The only door they ever used led into the small kitchen. It smelled of bread baking and bacon frying. When I [Patsy] was young, in grade school, the only stove was a wood stove and oven which made the kitchen nice and warm in the winter but nearly unbearable in the summer. Because there was no indoor plumbing, a #2 washtub was the only way to take a bath. Baths were few and far between. Sometimes we would drive into town [Manhattan] to [our] cousin’s…to take baths. When we did get to use the washtub, it was a circus of splashing water and giggles. I’m sure Mother was tired out by the time Nancy and I were finished. By the time Tina came along, Gramma was fortunate to have indoor plumbing. Even then it was just a tin shower and no tub. Rather than getting in the shower with Tina, Mother would give Tina a bath in the large kitchen sink. It was just the right size for a baby bath. One thing I hated, though, was that the water smelled and tasted terrible. I have never smelled that smell since. The water came from a well, and for a long time the only way to get water into the house was from a pump just outside the kitchen door…
No plumbing meant no toilet. At night we used a chamber pot but during the day we had to trek to the outhouse. That was not a pleasant place to go…
Grampa had a Swiss milk cow named Boss. All his cows were named Boss. He would amble out to the pasture and call ‘Here Boss.’ She would usually be waiting for him…The barn cats would line up against the wall and wait for a squirt of milk.
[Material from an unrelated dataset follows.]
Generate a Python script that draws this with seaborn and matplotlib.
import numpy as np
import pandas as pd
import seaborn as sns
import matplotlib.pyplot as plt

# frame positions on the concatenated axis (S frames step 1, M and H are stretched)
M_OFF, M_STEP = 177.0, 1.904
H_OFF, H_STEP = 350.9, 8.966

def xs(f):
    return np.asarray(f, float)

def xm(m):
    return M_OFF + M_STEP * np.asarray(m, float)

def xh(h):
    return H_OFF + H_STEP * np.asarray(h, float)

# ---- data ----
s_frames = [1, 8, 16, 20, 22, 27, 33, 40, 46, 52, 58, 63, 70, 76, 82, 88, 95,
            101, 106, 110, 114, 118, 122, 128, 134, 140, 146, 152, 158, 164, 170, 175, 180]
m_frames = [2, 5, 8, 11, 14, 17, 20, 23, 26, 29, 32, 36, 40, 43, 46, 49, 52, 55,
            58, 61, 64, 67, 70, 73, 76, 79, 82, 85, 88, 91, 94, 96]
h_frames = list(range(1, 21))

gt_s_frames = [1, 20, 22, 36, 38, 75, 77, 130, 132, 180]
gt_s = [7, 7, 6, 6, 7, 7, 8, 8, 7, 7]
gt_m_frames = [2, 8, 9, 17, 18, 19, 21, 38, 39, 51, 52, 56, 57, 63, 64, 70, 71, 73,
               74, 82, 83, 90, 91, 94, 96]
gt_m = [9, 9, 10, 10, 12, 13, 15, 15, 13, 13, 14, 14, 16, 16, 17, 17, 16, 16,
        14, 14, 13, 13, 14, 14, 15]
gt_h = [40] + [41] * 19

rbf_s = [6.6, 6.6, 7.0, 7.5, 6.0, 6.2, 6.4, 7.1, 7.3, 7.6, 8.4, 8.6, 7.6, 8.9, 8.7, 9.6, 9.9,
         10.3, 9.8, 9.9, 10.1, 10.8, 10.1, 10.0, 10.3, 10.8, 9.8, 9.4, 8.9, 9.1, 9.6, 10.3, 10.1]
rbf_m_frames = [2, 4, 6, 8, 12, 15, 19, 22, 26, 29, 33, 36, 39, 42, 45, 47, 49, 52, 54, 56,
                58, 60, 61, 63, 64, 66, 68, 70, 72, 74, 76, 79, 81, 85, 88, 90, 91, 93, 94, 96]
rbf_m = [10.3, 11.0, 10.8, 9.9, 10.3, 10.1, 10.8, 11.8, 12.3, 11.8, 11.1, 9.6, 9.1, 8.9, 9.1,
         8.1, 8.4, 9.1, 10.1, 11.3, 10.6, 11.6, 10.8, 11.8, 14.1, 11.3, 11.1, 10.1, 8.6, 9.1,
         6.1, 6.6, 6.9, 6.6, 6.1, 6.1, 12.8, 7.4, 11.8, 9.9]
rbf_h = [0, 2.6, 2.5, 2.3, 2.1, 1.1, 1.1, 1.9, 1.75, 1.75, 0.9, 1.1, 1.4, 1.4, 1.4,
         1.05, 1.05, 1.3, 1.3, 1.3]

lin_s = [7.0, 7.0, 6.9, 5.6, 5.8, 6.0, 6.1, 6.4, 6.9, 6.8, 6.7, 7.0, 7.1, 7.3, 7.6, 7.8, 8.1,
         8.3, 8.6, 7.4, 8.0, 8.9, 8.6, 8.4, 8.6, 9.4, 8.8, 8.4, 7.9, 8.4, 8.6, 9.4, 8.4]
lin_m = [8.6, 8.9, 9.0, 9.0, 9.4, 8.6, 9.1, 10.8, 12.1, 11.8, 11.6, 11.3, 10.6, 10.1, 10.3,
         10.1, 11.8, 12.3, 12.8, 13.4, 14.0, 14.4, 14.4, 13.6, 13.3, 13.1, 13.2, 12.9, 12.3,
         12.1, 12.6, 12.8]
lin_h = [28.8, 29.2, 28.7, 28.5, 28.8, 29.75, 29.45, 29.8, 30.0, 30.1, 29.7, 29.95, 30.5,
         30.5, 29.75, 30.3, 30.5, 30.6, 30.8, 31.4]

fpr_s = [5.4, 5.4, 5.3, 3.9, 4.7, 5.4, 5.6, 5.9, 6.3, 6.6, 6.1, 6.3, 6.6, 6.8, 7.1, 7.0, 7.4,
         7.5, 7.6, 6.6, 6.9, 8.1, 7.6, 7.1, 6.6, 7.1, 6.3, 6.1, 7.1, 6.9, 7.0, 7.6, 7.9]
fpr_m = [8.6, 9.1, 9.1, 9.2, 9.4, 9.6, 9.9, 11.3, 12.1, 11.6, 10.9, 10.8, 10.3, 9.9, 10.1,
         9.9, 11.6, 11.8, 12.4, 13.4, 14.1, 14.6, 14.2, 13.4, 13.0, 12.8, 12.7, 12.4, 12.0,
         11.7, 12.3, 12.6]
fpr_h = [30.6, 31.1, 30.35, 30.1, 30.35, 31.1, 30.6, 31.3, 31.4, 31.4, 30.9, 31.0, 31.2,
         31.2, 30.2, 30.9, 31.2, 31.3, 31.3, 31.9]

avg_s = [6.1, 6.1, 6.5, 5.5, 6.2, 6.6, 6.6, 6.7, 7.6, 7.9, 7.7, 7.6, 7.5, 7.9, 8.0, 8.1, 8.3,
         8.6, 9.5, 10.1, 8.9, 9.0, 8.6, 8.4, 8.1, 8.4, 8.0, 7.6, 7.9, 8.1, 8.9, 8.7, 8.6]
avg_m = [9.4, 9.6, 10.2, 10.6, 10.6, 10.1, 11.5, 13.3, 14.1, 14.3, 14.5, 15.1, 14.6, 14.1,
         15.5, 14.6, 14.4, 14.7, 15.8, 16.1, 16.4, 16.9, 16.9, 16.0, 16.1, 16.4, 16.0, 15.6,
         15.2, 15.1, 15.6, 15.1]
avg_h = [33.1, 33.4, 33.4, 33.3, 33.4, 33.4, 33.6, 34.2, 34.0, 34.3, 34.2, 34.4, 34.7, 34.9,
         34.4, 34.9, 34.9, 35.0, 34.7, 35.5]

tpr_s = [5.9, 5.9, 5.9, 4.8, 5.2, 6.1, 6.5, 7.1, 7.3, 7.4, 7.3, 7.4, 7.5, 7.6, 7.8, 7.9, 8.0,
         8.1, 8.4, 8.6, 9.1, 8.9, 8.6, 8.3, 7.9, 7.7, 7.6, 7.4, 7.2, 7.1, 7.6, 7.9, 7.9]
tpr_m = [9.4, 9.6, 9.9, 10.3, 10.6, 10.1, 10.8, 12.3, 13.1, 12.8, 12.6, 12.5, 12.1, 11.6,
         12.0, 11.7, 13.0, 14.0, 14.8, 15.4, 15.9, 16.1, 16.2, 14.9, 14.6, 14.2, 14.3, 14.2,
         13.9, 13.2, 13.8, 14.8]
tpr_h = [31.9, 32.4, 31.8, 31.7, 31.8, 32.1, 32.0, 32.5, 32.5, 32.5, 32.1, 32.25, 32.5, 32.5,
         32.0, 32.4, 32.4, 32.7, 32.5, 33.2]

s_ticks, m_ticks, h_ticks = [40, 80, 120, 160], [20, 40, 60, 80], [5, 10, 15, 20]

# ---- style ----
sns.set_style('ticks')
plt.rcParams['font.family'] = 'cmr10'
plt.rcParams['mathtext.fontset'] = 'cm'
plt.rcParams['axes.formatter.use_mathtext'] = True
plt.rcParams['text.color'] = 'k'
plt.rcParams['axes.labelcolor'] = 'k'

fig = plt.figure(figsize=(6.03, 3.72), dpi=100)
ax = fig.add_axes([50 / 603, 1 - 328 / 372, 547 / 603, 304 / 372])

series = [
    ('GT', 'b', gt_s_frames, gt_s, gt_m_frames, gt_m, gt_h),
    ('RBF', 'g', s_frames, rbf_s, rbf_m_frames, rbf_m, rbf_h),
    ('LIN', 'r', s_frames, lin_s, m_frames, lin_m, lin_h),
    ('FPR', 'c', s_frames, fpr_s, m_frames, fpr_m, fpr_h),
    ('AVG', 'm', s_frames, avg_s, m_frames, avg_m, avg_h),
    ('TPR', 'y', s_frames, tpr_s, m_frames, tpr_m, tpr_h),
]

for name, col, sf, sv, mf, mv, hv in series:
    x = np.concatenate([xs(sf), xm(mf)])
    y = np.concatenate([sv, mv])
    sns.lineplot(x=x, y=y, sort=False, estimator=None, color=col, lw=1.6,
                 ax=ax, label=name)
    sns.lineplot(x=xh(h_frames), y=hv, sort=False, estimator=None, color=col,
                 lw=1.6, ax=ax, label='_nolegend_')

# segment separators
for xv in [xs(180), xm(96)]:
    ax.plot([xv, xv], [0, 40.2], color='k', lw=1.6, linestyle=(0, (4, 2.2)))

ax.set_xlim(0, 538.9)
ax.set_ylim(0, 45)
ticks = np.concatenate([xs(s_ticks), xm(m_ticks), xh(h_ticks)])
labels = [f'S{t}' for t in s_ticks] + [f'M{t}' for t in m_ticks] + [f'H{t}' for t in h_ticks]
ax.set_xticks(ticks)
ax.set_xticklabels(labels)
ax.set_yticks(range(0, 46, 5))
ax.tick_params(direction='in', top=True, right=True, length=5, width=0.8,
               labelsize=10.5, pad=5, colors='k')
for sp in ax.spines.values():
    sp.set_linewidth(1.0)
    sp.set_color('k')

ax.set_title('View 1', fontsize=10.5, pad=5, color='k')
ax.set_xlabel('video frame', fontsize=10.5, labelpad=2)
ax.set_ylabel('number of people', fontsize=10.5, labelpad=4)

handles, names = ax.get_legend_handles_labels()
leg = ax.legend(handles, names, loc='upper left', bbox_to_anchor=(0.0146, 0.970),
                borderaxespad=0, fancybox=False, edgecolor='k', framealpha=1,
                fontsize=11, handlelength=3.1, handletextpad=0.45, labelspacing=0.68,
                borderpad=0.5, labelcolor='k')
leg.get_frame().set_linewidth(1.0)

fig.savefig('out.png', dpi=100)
In 1948 it seemed like their house was way out in the country, but today  the city of Manhattan, Kansas, surrounds the property. To this day nothing has been built on that property. Except for where the house was (it burned down in the ‘80s), the rest of the property is a flood plain.
Wildcat Creek runs in a horseshoe around the property…Mom and Dad would take Nancy and me fishing. The water was clear and cold. On still summer nights I could hear from my bedroom window the bubbling of the stream along with the loud chirping of frogs and an occasional owl. On a cliff overlooking the whole expanse of the farm was a zoo. A little girl’s imagination could run wild dreaming about the wild animal sounds that could be heard drifting down from that cliff – lions, elephants, peacocks and the like…
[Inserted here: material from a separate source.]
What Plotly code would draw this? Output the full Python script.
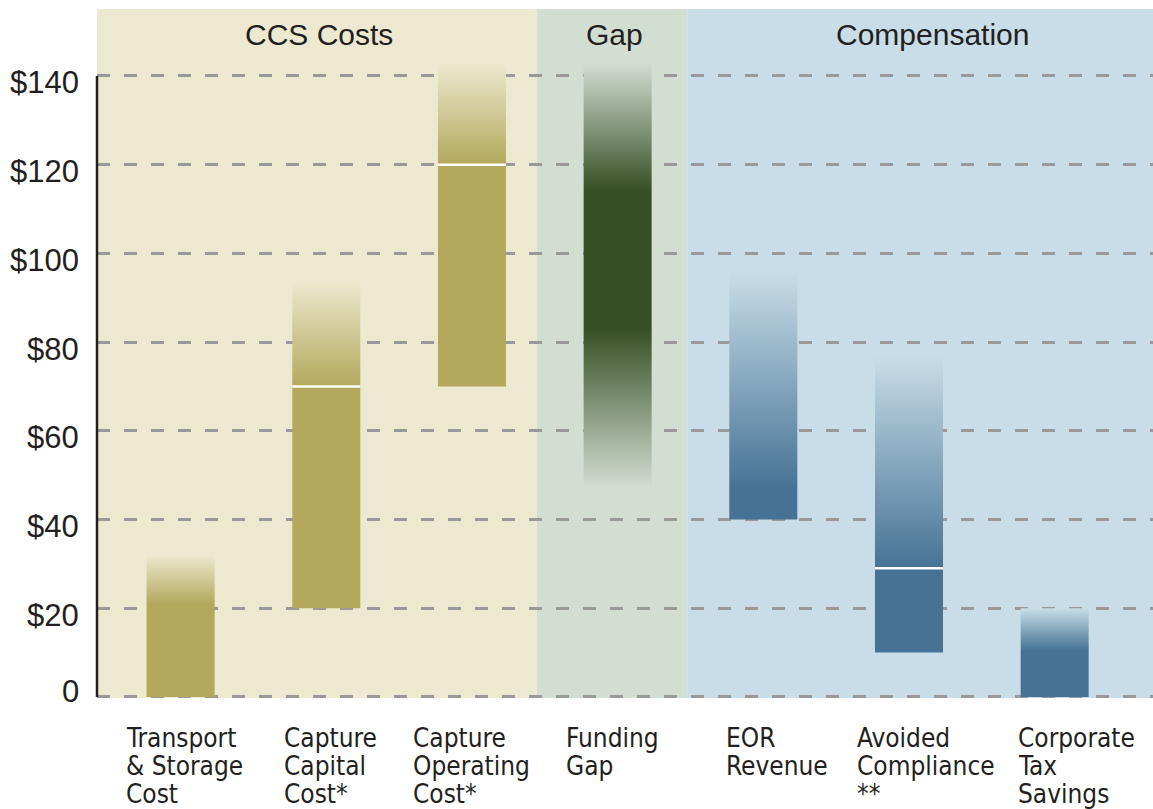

The following three and one-half minute clip is from 8mm film my father took in the late 1930s on a trip to the Irwin family farm in Manhattan, Kansas. Appearing in the video are: my grandparents, Mother’s sister Alice and husband Bill, Mother’s brother Bill and wife Wilma, Mother’s sister Lora (sitting on porch).
Patsy also said she remembers: lying in the hay in the top of the barn and looking through the cracks in the sides, the smell of the dusty hay, cherry trees in the garden, listening to the swallows chortle, picking and eating cherries until she was nearly sick, tomatoes as big as soft balls, sweet corn “standing tall like soldiers marching down the rows keeping order in the garden” (as she put it), abundant yellow butterflies in the summer and catching fireflies in a jar and watching them sparkle ‘til she drifted off to sleep.
My own vague recollections of the farm include the outside water pump, the smell of the water, a relatively large dark living room, and the tiny interior water closet. The thought of spiders in the water closet frightened me, as did pulling the chain to flush the tank high on the wall above the toilet for fear it would fall on me. The bathroom fixtures were fairly new, but it all seemed very old and creepy to me. The only thing in the kitchen I can remember is the wood burning cook stove (I have a miniature replica of it), and the outside well water, which was eventually pumped into the kitchen and dispensed with a hand pump. I remember a dark, rickety, narrow, steep staircase but not much about the two bedrooms upstairs that they led to. My sisters and I slept in the back room of the old farm house. At certain times of the year, my sister Nancy spent hours sitting on a bed in that back room polishing with butter some kind of bean-like seeds she collected outside. (I think it was butter.) I slept on what I assume was Daddy’s army cot, which we used often, even at home when we had overnight guests. That back room was frigid in the winter, but a wood-burning pot-bellied stove stood in the middle of the room and kept the room at a cozy temperature until the fire burned out, but by then we were fast asleep.
Mother’s memories of home:
I remember the hikes in the hills with Dad to cut a Christmas tree each year. Mother would phone the Rosencutters to get permission. Every Fourth of July there was a picnic in Walnut Grove and we kids shot off firecrackers. If it rained we’d go to the basement and sit under the house overhang and shoot our “lady-fingers” there.
After I left home I always looked forward to the visits home. I’d eat breakfast with Mother and Dad at the cluttered breakfast table and watch birds at the window feeder. Breakfast was home-made bread toast made on the hot coal-and-wood stove and a fresh brown egg. Dad always had hot oats sugared and creamed, egg and toast, and “larrupins.”
“Larrupins.” I’m not sure what that means. I looked it up, and I’m still not sure specifically what it means. My best guess here is that it means something (anything) really tasty.
Mother wrote later in life that she learned how to swim in Wildcat Creek and once, when it flooded, her mother took her in a row boat way up the flooded creek. Patsy told me that Mother didn’t like living on the farm and couldn’t wait to get away from it.